Auf der einen kurzen Seite des quadratischen Grundrisses befindet sich gleich neben der Eingangstür die Küche – eine Maßarbeit nach eigenen Entwürfen. Als überzeugter Hobbykoch legte Erich Bernard jedoch großen Wert auf ­eine erhöhte und vor allem tiefe Arbeitsplatte. Stahl und das glänzende Weiß der Schränke bilden einen angenehmen Gegensatz. Kleine Spielerei am Rande: Ein Teil der Schränke lässt sich komplett öffnen, um so den Arbeitsbereich der Küche bei Bedarf noch zu vergrößern. Nur bei den Möbeln wurde scheinbar gespart? „Genau, beim Einrichten ist uns das Geld ausgegangen“, lässt sich der Architekt nicht provozieren und erklärt: „Wir haben Stauraum geschaffen, einen Tisch, Stühle und ein Bett.“ Nachsatz: „Mehr ist doch zum Wohnen nicht notwendig, oder?“ Dagegen lässt sich wenig sagen …

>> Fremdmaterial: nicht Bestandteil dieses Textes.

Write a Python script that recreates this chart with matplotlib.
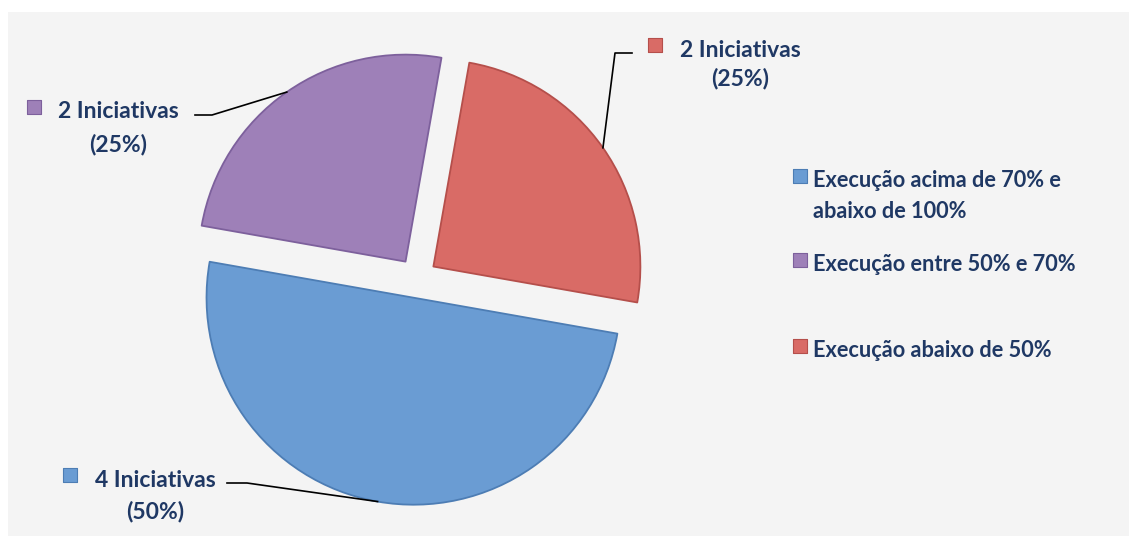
import matplotlib.pyplot as plt
from matplotlib.patches import Rectangle
import numpy as np

# dados
categorias = ["Execução acima de 70% e\nabaixo de 100%",
              "Execução entre 50% e 70%",
              "Execução abaixo de 50%"]
iniciativas = [4, 2, 2]
cores = ["#6a9cd3", "#9e80b8", "#d96b66"]
bordas = ["#4d7db4", "#7d609c", "#b54f4b"]

W, H = 1129, 536
azul_texto = "#1f3864"
plt.rcParams['font.family'] = ['Lato', 'DejaVu Sans']

fig = plt.figure(figsize=(W / 100, H / 100), dpi=100)
fig.patch.set_facecolor('white')
ax = fig.add_axes([0, 0, 1, 1])
ax.set_facecolor('none')

def py(y):  # linha da imagem -> y dos dados
    return H - y

# fundo cinza
ax.add_patch(Rectangle((8, 0), W, H - 12, facecolor='#f4f4f4', edgecolor='none', zorder=-10))

wedges, _ = ax.pie(iniciativas, colors=cores, startangle=-10, counterclock=False,
                   explode=[20, 20, 20], radius=207, center=(417, py(278)),
                   wedgeprops=dict(linewidth=1.3))
for w, b in zip(wedges, bordas):
    w.set_edgecolor(b)
    w.set_joinstyle('round')

ax.set_xlim(0, W)
ax.set_ylim(0, H)
ax.set_aspect('equal')
ax.axis('off')

# rótulos com linha de chamada
total = sum(iniciativas)
rot_x = [155, 118, 740]          # centro do texto
rot_y = [487, 118, 57]           # linha de base da 1a linha
rot_dy = [31, 33, 28]
marca = [(70, 475), (34, 107), (655, 45)]
chamada = [(227, 247, 483), (195, 212, 115), (632, 615, 53)]

for i, w in enumerate(wedges):
    n = iniciativas[i]
    pct = n / total * 100
    ax.text(rot_x[i], py(rot_y[i]), f"{n} Iniciativas", ha='center', va='baseline',
            fontsize=16.5, fontweight='bold', color=azul_texto)
    ax.text(rot_x[i], py(rot_y[i] + rot_dy[i]), f"({pct:.0f}%)", ha='center', va='baseline',
            fontsize=16.5, fontweight='bold', color=azul_texto)
    ax.scatter(marca[i][0], py(marca[i][1]), marker='s', s=110, color=cores[i],
               edgecolor=bordas[i], linewidth=0.8, zorder=5)
    tm = np.deg2rad((w.theta1 + w.theta2) / 2)
    ax_ = w.center[0] + w.r * np.cos(tm)
    ay_ = w.center[1] + w.r * np.sin(tm)
    x0, x1, yl = chamada[i]
    ax.plot([x0, x1, ax_], [py(yl), py(yl), ay_], color='black', linewidth=1.2, zorder=4)

# legenda
leg_y = [187, 271, 357]
for i, cat in enumerate(categorias):
    ax.scatter(800, py(leg_y[i] - 11), marker='s', s=110, color=cores[i],
               edgecolor=bordas[i], linewidth=0.8, zorder=5)
    for k, linha in enumerate(cat.split("\n")):
        ax.text(813, py(leg_y[i] + 31 * k), linha, ha='left', va='baseline',
                fontsize=15.7, fontweight='bold', color=azul_texto)

fig.savefig("out.png", dpi=100)
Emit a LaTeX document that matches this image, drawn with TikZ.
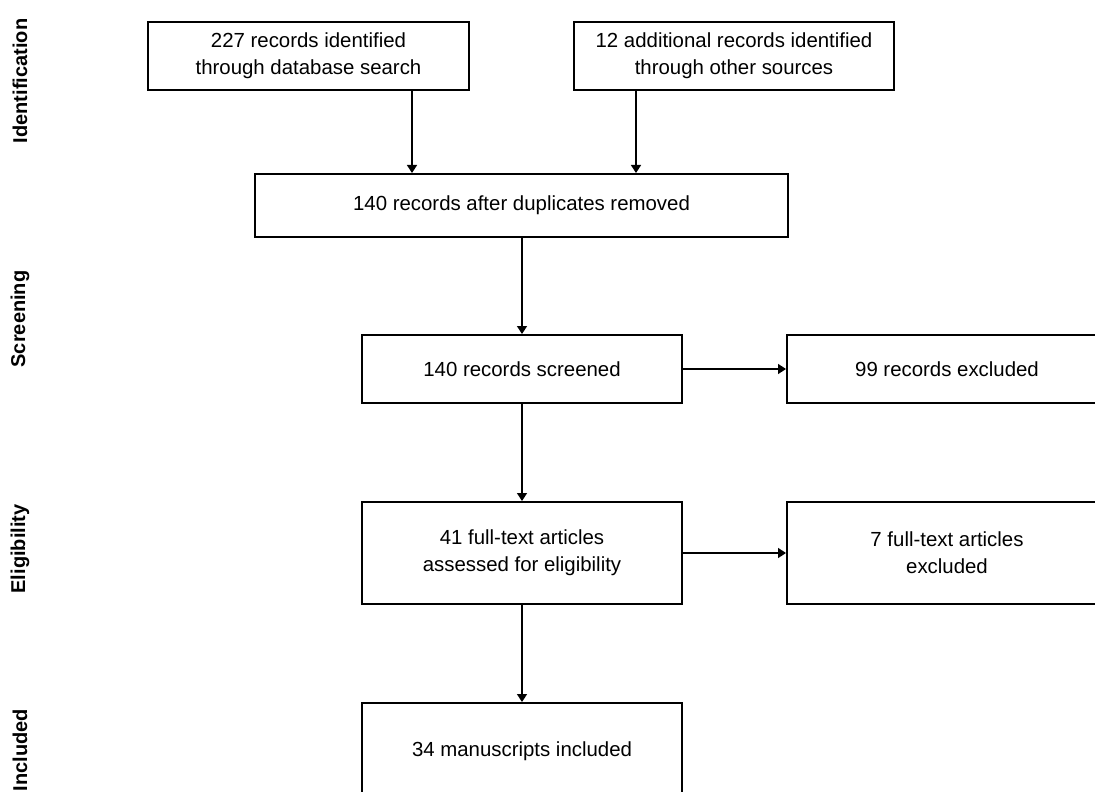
\documentclass[tikz,border=0pt]{standalone}
\usepackage{fontspec}
\setmainfont{Liberation Sans}
\usetikzlibrary{positioning,arrows.meta}

\begin{document}
\begin{tikzpicture}[
    x=0.5pt, y=-0.5pt,
    box/.style={
        rectangle,
        draw=black,
        line width=1pt,
        minimum width=160pt,
        minimum height=34pt,
        inner sep=0pt,
        text centered,
        anchor=north,
        align=center,
        font=\fontsize{10.2}{13.7}\selectfont
    },
    phase/.style={
        rotate=90,
        font=\fontsize{10}{12}\selectfont\bfseries
    },
    link/.style={
        line width=0.7pt,
        -{Triangle[length=4pt,width=5pt]}
    }
]
    \useasboundingbox (0,0) rectangle (1095,791);
    \clip (0,0) rectangle (1095,791);

    \node (ident) [phase] at (20,81) {Identification};
    \node (scr) [phase] at (20,319) {Screening};
    \node (elig) [phase] at (20,549) {Eligibility};
    \node (inc) [phase] at (20,750) {Included};

    \node (db) [box, minimum width=160.5pt] at (308.5,21) {227 records identified\\through database search};
    \node (other) [box] at (734,21) {12 additional records identified\\through other sources};
    \node (dup) [box, minimum width=266.5pt, minimum height=31.5pt] at (521.5,173) {140 records after duplicates removed};
    \node (screen) [box] at (522,334) {140 records screened};
    \node (excl) [box] at (947,334) {99 records excluded};
    \node (full) [box, minimum height=51pt] at (522,501) {41 full-text articles\\assessed for eligibility};
    \node (fexcl) [box, minimum height=51pt] at (947,501) {7 full-text articles\\excluded};
    \node (incl) [box, minimum height=48pt] at (522,702) {34 manuscripts included};

    \coordinate (c1) at (412,0);
    \coordinate (c2) at (636,0);
    \draw [link] (db.south -| c1) -- (dup.north -| c1);
    \draw [link] (other.south -| c2) -- (dup.north -| c2);
    \draw [link] (dup.south -| screen.north) -- (screen.north);
    \draw [link] (screen.east) -- (excl.west);
    \draw [link] (screen.south) -- (full.north);
    \draw [link] (full.east) -- (fexcl.west);
    \draw [link] (full.south) -- (incl.north);
\end{tikzpicture}
\end{document}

Atmosphärischen Mehrwert brächten zusätzliche Möbel in diesem Wohnloft auch tatsächlich nicht. Schließlich wurde mit alten und neuen Bildern, Urlaubsmitbringseln und Erinnerungsstücken ein positives Raumgefühl geschaffen, das auf ganzer Länge überzeugt - und darüber hin­aus noch den individuellen Charakter der Bewohner unterstreicht. Solange man weiß, wie es geht, und es sich vermeiden lässt, in einem kalten Designmuseum zu leben. Dafür hat Bernard sehr geschickt harte kalte und weiche warme Materialien in Verbindung gesetzt, um die geforderte Gemütlichkeit zu bekommen. „Das harte Weiß der Einbauschränke haben wir ganz bewusst mit den natürlichen Farbunterschieden des Eichen­bodens gebrochen“, lautet beispielsweise ein weiteres Credo der Bauherrn. Genauso, wie die riesigen Fensterfronten an den langen Seiten der Wohnung mit weichen, weißen Stoffen nicht vor allzu harter Sonneneinstrahlung schützen, sondern durch ihre fließende Anordnung das Starre dieses Basiskonzepts charmant aus­hebeln.

Eine Besonderheit darf nicht vergessen werden: Die vielen Fugen, die durch die Nutzung der Wände als Schränke auf ganz natürliche Weise entstehen, wurden als Thema vom Architekten aufgenommen und bewusst in der ganzen Wohnung weitergeführt - etwa beim Fußboden: Das Eichenparkett schwimmt scheinbar wie eine Abdeckplane eines Pools auf – ganz ohne Verbindung zu den Wänden. Denn auf Sockelleisten, die eine künstliche Verbindung von Wand und Boden herstellen, wurde bewusst verzichtet. Eine Fuge schafft stattdessen ­einen natürlichen Übergang - und trägt zu diesem schwer beschreibbaren Gefühl des Schwebens bei, das dieses Loft so besonders auszeichnet.